Алексей Тепляков - «Непроницаемые недра»: ВЧК-ОГПУ в Сибири. 1918–1929 гг. читать онлайн бесплатно
А.Г. Тепляков
«НЕПРОНИЦАЕМЫЕ НЕДРА»: ВЧК-ОГПУ В СИБИРИ. 1918–1929 гг.
ВВЕДЕНИЕ
В мировой истории внезапные и с трудом поддающиеся осмыслению эпидемии массовых убийств имеют шанс остаться главными символами XX столетия. И в этом ряду социальные чистки, осуществлённые с помощью органов госбезопасности, займут подобающее место. Тема политических репрессий стала одной из главных при переосмысливании советского опыта во второй половине 1980-х — начале 1990-х гг., что в конечном итоге привело к компрометации и разрушению коммунистической власти. Основной массив разоблачительной информации вполне логичным образом касался деятельности чекистов 30-х гг. Это было связано с гласностью процесса реабилитации жертв сталинских репрессий, обилием документальных свидетельств, в том числе и из первых рук. Напротив, жертвы террора 1920-х гг. и его проводники практически не дожили до эпохи гласности, а многие сфабрикованные дела по «заговорам» первых лет работы ВЧК-ГПУ были переосмыслены только во второй половине 1990-х гг. и начале XXI века. Очень часто деятельности чекистов сталинской эпохи противопоставлялась в положительном аспекте работа чекистов 1920-х гг., якобы далёкая от грязных методов более позднего времени. Рецидивы этого подхода распространены, особенно в публицистике, и поныне.
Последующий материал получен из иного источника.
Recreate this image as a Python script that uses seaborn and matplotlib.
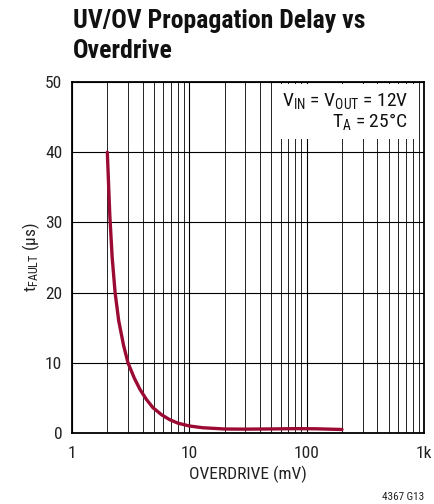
"""
UV/OV propagation delay vs overdrive
"""

import numpy as np
import pandas as pd
import matplotlib
matplotlib.use("Agg")
import matplotlib.pyplot as plt
import matplotlib.ticker as mticker
import seaborn as sns

# valeurs
overdrive_mv = [2.0, 2.1, 2.2, 2.33, 2.5, 2.75, 3.0, 3.4, 3.8, 4.3, 4.9, 5.8,
                6.8, 8.0, 10.0, 13.0, 20.0, 30.0, 50.0, 80.0, 120.0, 200.0]
t_fault_us = [40.0, 31.0, 25.0, 20.0, 16.0, 12.5, 10.0, 7.8, 6.2, 4.8, 3.6, 2.6,
              1.9, 1.4, 1.0, 0.75, 0.57, 0.55, 0.58, 0.62, 0.6, 0.5]

y_ticks = [0, 10, 20, 30, 40, 50]
x_ticks = [1, 10, 100, 1000]
x_tick_labels = ["1", "10", "100", "1k"]

sns.set_theme(style="white")
plt.rcParams['font.family'] = ['Roboto Condensed', 'Liberation Sans', 'DejaVu Sans']
plt.rcParams['mathtext.default'] = 'regular'

df = pd.DataFrame({"overdrive": overdrive_mv, "t_fault": t_fault_us})

fig = plt.figure(figsize=(4.34, 5.04), dpi=100)
ax = fig.add_axes([72 / 434, 1 - 433 / 504, 352 / 434, 351 / 504])

sns.lineplot(data=df, x="overdrive", y="t_fault", ax=ax,
             color="#9b0a33", linewidth=2.4, zorder=5)

ax.set_xscale("log")
ax.set_xlim(1, 1000)
ax.set_ylim(0, 50)

# grille
ax.xaxis.set_major_locator(mticker.FixedLocator(x_ticks))
ax.xaxis.set_minor_locator(mticker.LogLocator(base=10, subs=np.arange(2, 10)))
ax.xaxis.set_minor_formatter(mticker.NullFormatter())
ax.set_xticks(x_ticks)
ax.set_xticklabels(x_tick_labels)
ax.set_yticks(y_ticks)
ax.grid(True, which="major", color="black", linewidth=0.8)
ax.grid(True, which="minor", axis="x", color="#222222", linewidth=0.7)
ax.tick_params(which="both", length=0, labelsize=12.5, colors="#222222")
ax.tick_params(axis="x", pad=9)
ax.tick_params(axis="y", pad=7)

for s in ax.spines.values():
    s.set_visible(True)
    s.set_color("black")
    s.set_linewidth(1.3)

ax.set_xlabel("OVERDRIVE (mV)", fontsize=12.5, color="#222222", labelpad=4)
ax.set_ylabel(r"t$_{FAULT}$ (µs)", fontsize=12.5, color="#222222", labelpad=2)

# encadré conditions
ax.text(0.955, 0.975, "V$_{IN}$ = V$_{OUT}$ = 12V\nT$_A$ = 25°C",
        transform=ax.transAxes, ha="right", va="top", fontsize=14,
        color="#111111", linespacing=1.0, zorder=6,
        bbox=dict(facecolor="white", edgecolor="none", pad=5))

fig.text(73 / 434, 1 - 9 / 504, "UV/OV Propagation Delay vs\nOverdrive",
         ha="left", va="top", fontsize=18.5, fontweight="bold",
         color="#111111", linespacing=1.3)
fig.text(424 / 434, 1 - 497 / 504, "4367 G13", ha="right", va="center",
         fontsize=8, color="#222222")

fig.savefig("out.png", dpi=100)
plt.close(fig)
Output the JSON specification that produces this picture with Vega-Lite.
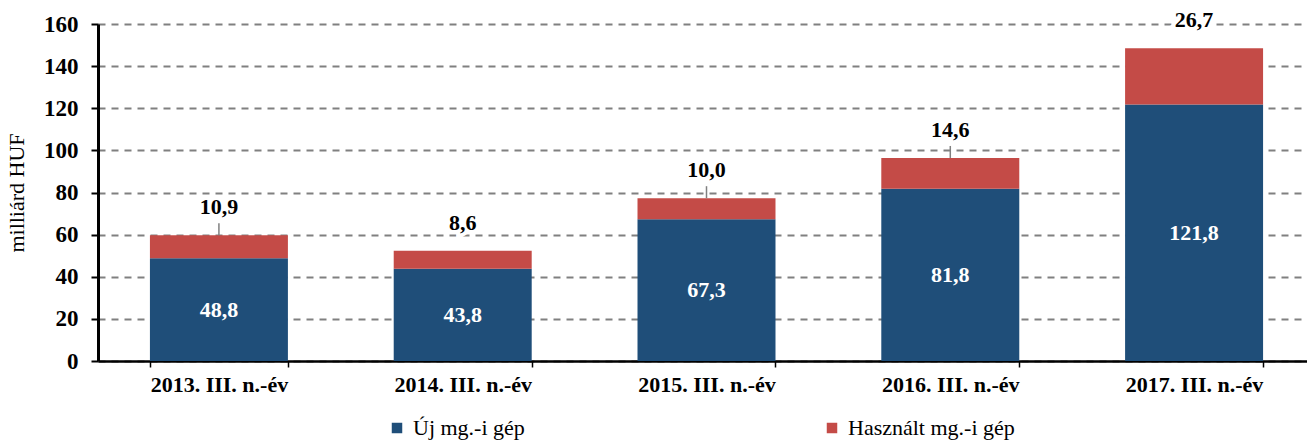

Органы госбезопасности обречены на острый интерес большого количества людей, поскольку густой покров тайны только стимулирует попытку проникнуть в секреты спецслужб, а недостаток информации приводит к обилию мифов о деятельности и персонале ВЧК-ФСБ. Ещё Н.В. Крыленко оценивал ВЧК как организацию, «страшную беспощадностью своей репрессии и полной непроницаемостью для чьего бы то ни было взгляда всего того, что творится в её недрах»[1]. Гипертрофированная роль, которую органы государственной безопасности играли в советское время, конспиративность деятельности их «непроницаемых недр», многолетнее насаждение мифологической точки зрения на функционирование и кадры репрессивной машины, невозможность без учёта роли тайной полиции адекватно понять и интерпретировать происходившие в СССР общественно-политические процессы, — всё это делает изучение деятельности ВЧК-КГБ одной из приоритетных тем отечественной историографии. Двадцатые годы XX столетия являются ключевым периодом советского времени, когда относительная стабильность сменилась отработанной в гражданской войне системой чрезвычайного управления, требовавшей для своего поддержания и функционирования соответствующих учреждений и кадров.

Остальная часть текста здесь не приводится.